▶ [Task objective]:
Pictures excluded, return the lines below from the first through the line holding "YAxis, ReferenceLine, Label".

===== Dataset content =====

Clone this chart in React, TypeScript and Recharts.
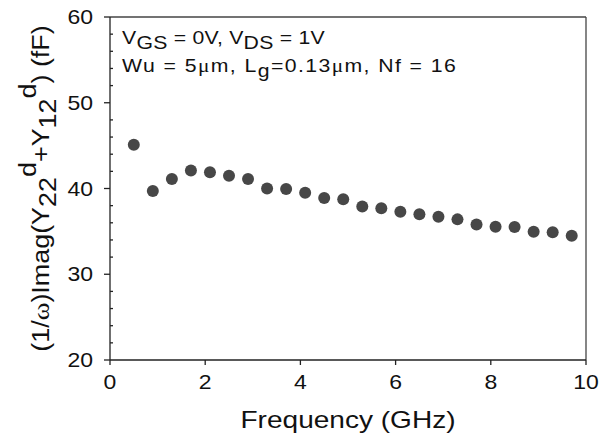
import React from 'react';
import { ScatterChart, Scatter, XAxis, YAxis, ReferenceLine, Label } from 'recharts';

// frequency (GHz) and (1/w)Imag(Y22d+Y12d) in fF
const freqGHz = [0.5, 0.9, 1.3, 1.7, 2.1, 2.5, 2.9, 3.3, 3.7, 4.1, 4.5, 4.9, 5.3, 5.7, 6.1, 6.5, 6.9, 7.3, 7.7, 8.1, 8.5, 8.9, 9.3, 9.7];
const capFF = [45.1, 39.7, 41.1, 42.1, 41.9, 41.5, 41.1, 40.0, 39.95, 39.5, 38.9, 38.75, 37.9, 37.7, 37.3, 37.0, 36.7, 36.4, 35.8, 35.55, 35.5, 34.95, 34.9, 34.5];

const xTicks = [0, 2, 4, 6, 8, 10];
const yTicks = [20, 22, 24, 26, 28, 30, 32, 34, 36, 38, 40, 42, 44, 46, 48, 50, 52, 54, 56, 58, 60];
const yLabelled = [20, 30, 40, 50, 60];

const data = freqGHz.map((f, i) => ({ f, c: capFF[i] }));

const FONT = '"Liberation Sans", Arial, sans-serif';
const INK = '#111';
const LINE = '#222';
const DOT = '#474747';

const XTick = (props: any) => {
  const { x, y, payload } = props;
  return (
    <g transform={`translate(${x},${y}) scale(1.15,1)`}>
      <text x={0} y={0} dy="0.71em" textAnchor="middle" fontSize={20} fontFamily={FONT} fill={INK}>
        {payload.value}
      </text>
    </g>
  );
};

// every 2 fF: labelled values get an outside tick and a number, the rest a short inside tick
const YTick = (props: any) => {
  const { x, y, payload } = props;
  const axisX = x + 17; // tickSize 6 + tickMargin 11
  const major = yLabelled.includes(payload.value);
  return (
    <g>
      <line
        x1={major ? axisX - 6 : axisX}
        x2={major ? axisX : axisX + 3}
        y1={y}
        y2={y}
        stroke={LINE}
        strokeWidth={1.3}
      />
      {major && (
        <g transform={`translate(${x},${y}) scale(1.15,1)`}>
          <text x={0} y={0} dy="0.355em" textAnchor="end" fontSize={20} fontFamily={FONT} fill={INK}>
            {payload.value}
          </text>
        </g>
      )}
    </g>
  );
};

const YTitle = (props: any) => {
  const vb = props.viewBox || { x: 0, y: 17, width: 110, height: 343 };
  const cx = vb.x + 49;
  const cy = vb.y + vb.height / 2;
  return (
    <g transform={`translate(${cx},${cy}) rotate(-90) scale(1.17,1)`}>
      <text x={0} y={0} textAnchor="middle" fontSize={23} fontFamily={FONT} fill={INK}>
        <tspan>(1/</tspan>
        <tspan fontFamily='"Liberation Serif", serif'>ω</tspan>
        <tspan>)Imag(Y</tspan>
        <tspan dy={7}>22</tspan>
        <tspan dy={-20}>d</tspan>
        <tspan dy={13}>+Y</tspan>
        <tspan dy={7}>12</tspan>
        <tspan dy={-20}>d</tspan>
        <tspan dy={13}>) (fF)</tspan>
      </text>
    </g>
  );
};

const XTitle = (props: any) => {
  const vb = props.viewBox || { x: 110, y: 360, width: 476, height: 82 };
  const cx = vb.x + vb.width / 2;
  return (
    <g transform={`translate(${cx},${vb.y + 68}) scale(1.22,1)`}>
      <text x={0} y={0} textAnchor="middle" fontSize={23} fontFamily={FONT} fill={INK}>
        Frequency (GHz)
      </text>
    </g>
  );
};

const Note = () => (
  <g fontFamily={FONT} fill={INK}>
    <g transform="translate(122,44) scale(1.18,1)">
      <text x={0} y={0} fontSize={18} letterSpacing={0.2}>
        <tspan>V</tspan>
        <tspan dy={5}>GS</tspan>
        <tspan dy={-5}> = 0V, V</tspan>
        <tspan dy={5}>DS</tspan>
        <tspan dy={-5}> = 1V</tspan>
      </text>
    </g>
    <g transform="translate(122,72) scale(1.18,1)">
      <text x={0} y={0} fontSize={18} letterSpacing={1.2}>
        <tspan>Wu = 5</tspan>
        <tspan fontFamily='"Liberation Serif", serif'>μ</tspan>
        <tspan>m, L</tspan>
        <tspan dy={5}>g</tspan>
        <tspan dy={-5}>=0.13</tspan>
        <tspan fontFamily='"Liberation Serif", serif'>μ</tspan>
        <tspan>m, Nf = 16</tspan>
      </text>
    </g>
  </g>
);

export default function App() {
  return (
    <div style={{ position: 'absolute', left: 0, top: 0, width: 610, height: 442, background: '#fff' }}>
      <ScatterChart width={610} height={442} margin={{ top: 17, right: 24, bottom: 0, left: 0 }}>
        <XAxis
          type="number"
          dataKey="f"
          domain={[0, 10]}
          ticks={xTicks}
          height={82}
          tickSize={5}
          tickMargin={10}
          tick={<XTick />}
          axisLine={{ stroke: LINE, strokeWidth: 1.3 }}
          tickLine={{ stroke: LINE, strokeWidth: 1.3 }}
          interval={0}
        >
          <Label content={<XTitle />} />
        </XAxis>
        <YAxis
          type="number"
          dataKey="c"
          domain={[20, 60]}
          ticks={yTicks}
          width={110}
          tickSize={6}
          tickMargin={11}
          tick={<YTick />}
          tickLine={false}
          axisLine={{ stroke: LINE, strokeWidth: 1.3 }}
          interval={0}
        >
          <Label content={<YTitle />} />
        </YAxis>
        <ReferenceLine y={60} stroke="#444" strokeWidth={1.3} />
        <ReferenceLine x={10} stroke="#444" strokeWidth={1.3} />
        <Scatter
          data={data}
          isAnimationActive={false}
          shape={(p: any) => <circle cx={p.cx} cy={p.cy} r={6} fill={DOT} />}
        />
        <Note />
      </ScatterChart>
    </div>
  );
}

=====

▶ [Task response]:
Clone this chart in React, TypeScript and Recharts.
import React from 'react';
import { ScatterChart, Scatter, XAxis, YAxis, ReferenceLine, Label } from 'recharts';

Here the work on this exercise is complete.